On long runs, I find I go through phases – phases of feeling good and phases of feeling alright, and, occasionally, phases of feeling totally, totally crap. Through this training programme, things have so far gone to plan. There have been ups and downs, some runs better than others, but my long runs have all been done so far, and after nineteen miles today, I only have three more runs which are longer than that – and one of them is the race itself!!

The run today was a downhill start and a flat route, but with another of Aberdeen’s large hills at around nine miles. By this stage I was well into my running, so while it was tough to get up it, I never doubted that I would, and it was a fabulous feeling to get through that particular milestone on the training journey. But the peak was only at ten miles, and I still had a further eight to go.

No prizes for spotting the big hill on this route!

I decided today not to stop when I was taking a gel, or having a bite of the peanut munch bar I take with me to eat on long runs, as this is something I will be doing during the race, so it was good to try that out. As always, I find the gels a bit hard to rip open, but at least I remembered my one pro tip – to open the peanut bar before I start – so it was easy to eat, rather than fumbling with sweaty fingers to get into it.

The fueling strategy worked well, I felt comfortable at an easy pace pretty much all of the way round, even though it was quite breezy and still warmer than I had anticipated. I had planned my run to finish at parkrun – a friend had offered to give me a lift home – but as I neared the start I realised I would be a little early, so I added in a couple of loops just to ensure I would not have to stop and stand around before the event actually began. This meant I would end up running more than nineteen miles in total.

“strong, positive memory”

I bumped into a couple of JogScotland friends on the run and ran a little bit with them, and it was great to have a bit of company for the final stages of my run, even prompting a bit of a sprint finish to get to the end. Reaching that nineteen mile milestone is a big one for me – I have a very strong, positive memory of the very first time I did nineteen miles – and after that, then twenty six point two does seem a bit more achievable and manageable. And today, my fastest miles, were my final miles. That is a real positive to take from today.

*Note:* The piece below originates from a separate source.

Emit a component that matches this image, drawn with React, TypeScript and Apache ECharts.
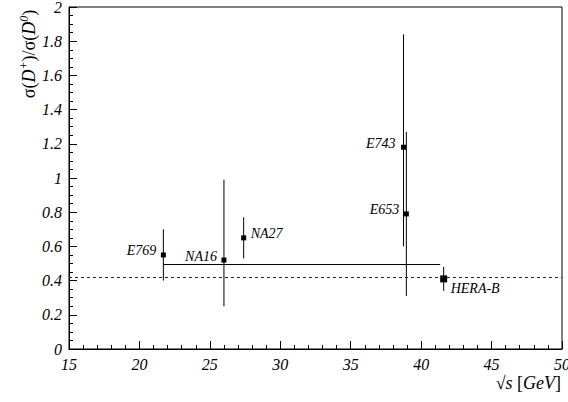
import React, { useEffect, useRef } from 'react';
import * as echarts from 'echarts';

// Experiments and measured D+/D0 cross-section ratios
const experiments = ['E769', 'NA16', 'NA27', 'E743', 'E653', 'HERA-B'];
const sqrtS = [21.7, 26.0, 27.4, 38.75, 38.95, 41.6];
const ratio = [0.55, 0.52, 0.65, 1.18, 0.79, 0.41];
const errUp = [0.15, 0.47, 0.12, 0.66, 0.48, 0.07];
const errDown = [0.15, 0.27, 0.12, 0.58, 0.48, 0.07];

// Average of the measurements (solid line) and reference level (dashed line)
const averageRange = [21.7, 41.35];
const averageValue = 0.494;
const referenceLevel = 0.42;

const xTicks = { min: 15, max: 50, interval: 5 };
const yTicks = { min: 0, max: 2, interval: 0.2 };

const SERIF = 'Liberation Serif';

function axisLabelStyle() {
  return {
    show: true,
    fontFamily: SERIF,
    fontStyle: 'italic',
    fontSize: 16,
    color: '#000',
    margin: 7,
  };
}

export default function App() {
  const ref = useRef<HTMLDivElement>(null);

  useEffect(() => {
    if (!ref.current) return;
    const chart = echarts.init(ref.current, null, { renderer: 'svg' });

    const placement: Record<string, { dx: number; dy: number; align: string; size: number }> = {
      E769: { dx: -7, dy: -4, align: 'right', size: 5 },
      NA16: { dx: -7, dy: -4, align: 'right', size: 5 },
      NA27: { dx: 7, dy: -4, align: 'left', size: 5 },
      E743: { dx: -8, dy: -4, align: 'right', size: 5 },
      E653: { dx: -7, dy: -4, align: 'right', size: 5 },
      'HERA-B': { dx: 7, dy: 10, align: 'left', size: 7 },
    };

    const points = experiments.map((name, i) => [
      sqrtS[i],
      ratio[i],
      ratio[i] + errUp[i],
      ratio[i] - errDown[i],
      i,
    ]);

    const option: any = {
      animation: false,
      grid: {
        left: 69,
        right: 6,
        top: 7,
        bottom: 53,
        show: true,
        borderColor: '#000',
        borderWidth: 1,
        backgroundColor: 'transparent',
        containLabel: false,
        outerBoundsMode: 'none',
      },
      xAxis: {
        type: 'value',
        min: xTicks.min,
        max: xTicks.max,
        interval: xTicks.interval,
        axisLine: { show: true, lineStyle: { color: '#000', width: 1 } },
        axisTick: { show: true, inside: true, length: 8, lineStyle: { color: '#000' } },
        minorTick: { show: true, splitNumber: 5, length: 4, lineStyle: { color: '#000' } },
        splitLine: { show: false },
        axisLabel: axisLabelStyle(),
      },
      yAxis: {
        type: 'value',
        min: yTicks.min,
        max: yTicks.max,
        interval: yTicks.interval,
        axisLine: { show: true, lineStyle: { color: '#000', width: 1 } },
        axisTick: { show: true, inside: true, length: 8, lineStyle: { color: '#000' } },
        minorTick: { show: true, splitNumber: 4, length: 4, lineStyle: { color: '#000' } },
        splitLine: { show: false },
        axisLabel: axisLabelStyle(),
      },
      graphic: [
        {
          type: 'text',
          x: 29,
          y: 54,
          rotation: Math.PI / 2,
          style: {
            text: 'σ({i|D}{sup|+})/σ({i|D}{sup|0})',
            fontFamily: SERIF,
            fontSize: 18,
            fill: '#000',
            align: 'center',
            verticalAlign: 'middle',
            rich: {
              i: { fontFamily: SERIF, fontStyle: 'italic', fontSize: 18, lineHeight: 22 },
              sup: { fontFamily: SERIF, fontStyle: 'italic', fontSize: 12, verticalAlign: 'top', lineHeight: 22, padding: [0, 0, 10, 0] },
            },
          },
        },
        {
          type: 'text',
          x: 561,
          y: 383,
          style: {
            text: '√{i|s} [{i|GeV}]',
            fontFamily: SERIF,
            fontSize: 18,
            fill: '#000',
            align: 'right',
            verticalAlign: 'middle',
            rich: {
              i: { fontFamily: SERIF, fontStyle: 'italic', fontSize: 18 },
            },
          },
        },
      ],
      series: [
        {
          type: 'line',
          data: [
            [averageRange[0], averageValue],
            [averageRange[1], averageValue],
          ],
          symbol: 'none',
          lineStyle: { color: '#000', width: 1 },
          silent: true,
          markLine: {
            silent: true,
            symbol: 'none',
            label: { show: false },
            lineStyle: { color: '#222', width: 1, type: [3, 3] },
            data: [{ yAxis: referenceLevel }],
          },
          z: 2,
        },
        {
          type: 'custom',
          data: points,
          encode: { x: 0, y: 1 },
          clip: false,
          z: 3,
          renderItem: (params: any, api: any) => {
            const idx = api.value(4);
            const name = experiments[idx];
            const p = placement[name];
            const c = api.coord([api.value(0), api.value(1)]);
            const hi = api.coord([api.value(0), api.value(2)]);
            const lo = api.coord([api.value(0), api.value(3)]);
            const s = p.size;
            return {
              type: 'group',
              children: [
                {
                  type: 'line',
                  shape: { x1: c[0], y1: hi[1], x2: c[0], y2: lo[1] },
                  style: { stroke: '#000', lineWidth: 1 },
                },
                {
                  type: 'rect',
                  shape: { x: c[0] - s / 2, y: c[1] - s / 2, width: s, height: s },
                  style: { fill: '#000' },
                },
                {
                  type: 'text',
                  x: c[0] + p.dx,
                  y: c[1] + p.dy,
                  style: {
                    text: name,
                    fontFamily: SERIF,
                    fontStyle: 'italic',
                    fontSize: 14,
                    fill: '#000',
                    align: p.align,
                    verticalAlign: 'middle',
                  },
                },
              ],
            };
          },
        },
      ],
    };

    chart.setOption(option);
    return () => chart.dispose();
  }, []);

  return (
    <div
      ref={ref}
      style={{ position: 'fixed', left: 0, top: 0, width: 568, height: 402, background: '#fff' }}
    />
  );
}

Happy with my pacing and a strong finish

This came at the end of a really positive week. Strong running, lots of good miles, nice running conditions, though still not quite cooling down as much as I would have thought, given that we are now officially in September, but it is all good miles in the legs. This will be another week running more than forty miles, as I have one more run to do, a run on the runway at Aberdeen Airport at midnight for charity! It is only a couple of miles but it will be a fun, and different, run to do. And my run this morning also took me past eight hundred running miles for the year. Given it took me six months to get to five hundred, it has only taken me two months to add three hundred more. That is what marathon training will do to you.

Evening views on my solo midweek run

And that is just as well, as next week, my training plans will be disrupted as I am traveling for work to Amsterdam in the Netherlands. This part of the training plan just happens to be a down week – one where the mileage reduces before stepping up again the week after – and I will change my rest days to run on Monday and Tuesday before I leave, then perhaps run on Thursday and Saturday early morning over in the Netherlands. I am due to run a half, according to the plan, next weekend. I simply do not think I will have the time to do that, so I will see what I can manage. If I cannot do it, I am not going to lose any sleep over it, and am certainly not going to allow it to spawn more doubts in my mind. Seven weeks to go.